Using the additive property of logarithms, the gap in log(P/I) between Boomer and GenZ households decomposes exactly into a price-growth component and an income component: Δ log(P/I) = Δ log(P) − Δ log(I)
fai_cols <- intersect(c("price_to_income_hh", "valueh_real",
"hhinc_real", "VALUEH", "HHINCOME"),
names(model_dt))
print(fai_cols)
## [1] "price_to_income_hh" "valueh_real" "hhinc_real"
## [4] "VALUEH" "HHINCOME"
req_cols <- c("price_to_income_hh", "valueh_real", "hhinc_real")
if (all(req_cols %in% names(model_dt))) {
fai_input <- model_dt[GENERATION %in% c("Boomer", "GenZ") &
!is.na(price_to_income_hh) &
!is.na(valueh_real) & !is.na(hhinc_real)]
fai_input[, GENERATION := droplevels(GENERATION)]
fai_input[, log_pi := log(price_to_income_hh)]
fai_input[, log_p := log(valueh_real)]
fai_input[, log_i := log(hhinc_real)]
decomp <- fai_input[, .(
mean_log_pi = weighted.mean(log_pi, w),
mean_log_p = weighted.mean(log_p, w),
mean_log_i = weighted.mean(log_i, w)
), by = GENERATION]
decomp
d_log_pi <- decomp[GENERATION == "GenZ", mean_log_pi] -
decomp[GENERATION == "Boomer", mean_log_pi]
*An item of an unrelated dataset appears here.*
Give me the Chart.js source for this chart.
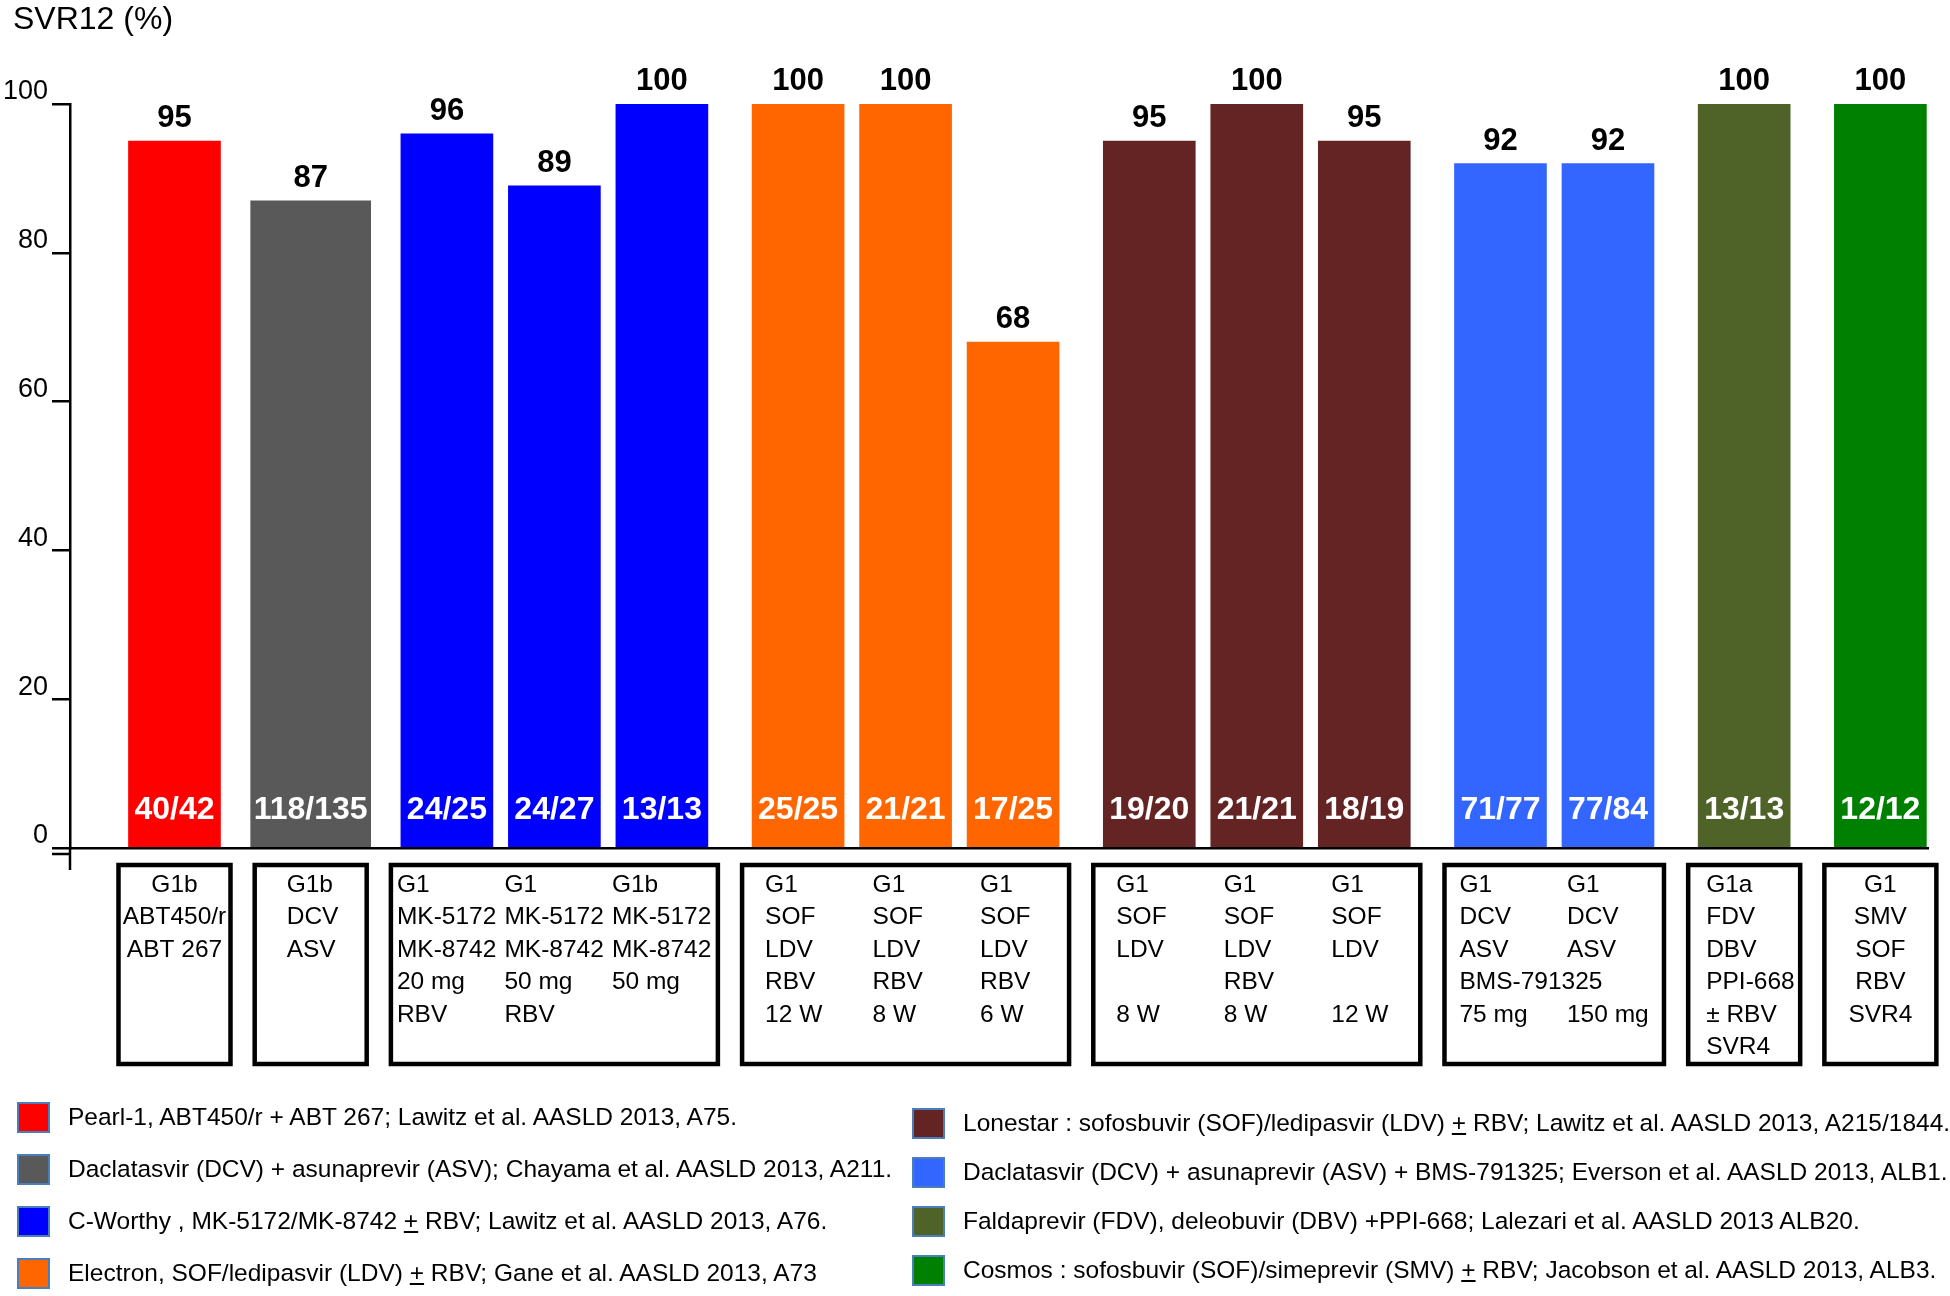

d_log_p <- decomp[GENERATION == "GenZ", mean_log_p] -
decomp[GENERATION == "Boomer", mean_log_p]
d_log_i <- decomp[GENERATION == "GenZ", mean_log_i] -
decomp[GENERATION == "Boomer", mean_log_i]
fai_dec <- data.table(
component = c("Δ log(P/I) total",
"Δ log(P) price growth",
"Δ log(I) income (sign flipped)"),
value = c(d_log_pi, d_log_p, -d_log_i),
share = c(1, d_log_p / d_log_pi, -d_log_i / d_log_pi)
)
fai_dec[, value := round(value, 4)]
fai_dec[, share := round(share, 3)]
fai_dec
}
Real home values rose substantially between the Boomer and GenZ observation windows, while real household incomes also grew but by less. The price-growth component therefore accounts for more than the total gap in log(P/I), with income growth partially — but not fully — offsetting it.
Year clustering. With only 8 survey years, the cluster-bootstrap CIs are based on a small number of clusters. Results should be interpreted accordingly.
Composition of cohorts in the sample. Boomers aged 25–35 are observed primarily in 1980 and 1990; GenZ aged 25–35 is observed in 2024 only. The decomposition compares 25–35 year-olds across calendar time, which is the design intent, but cohort and macroeconomic conditions at prime buying age are necessarily collinear.
Selection into the sample. GenZ at 25–35 has an unusually high share still living with parents and not appearing as their own household unit. If those non-householders are systematically lower-income, the decomposition understates the true FAI gap for GenZ.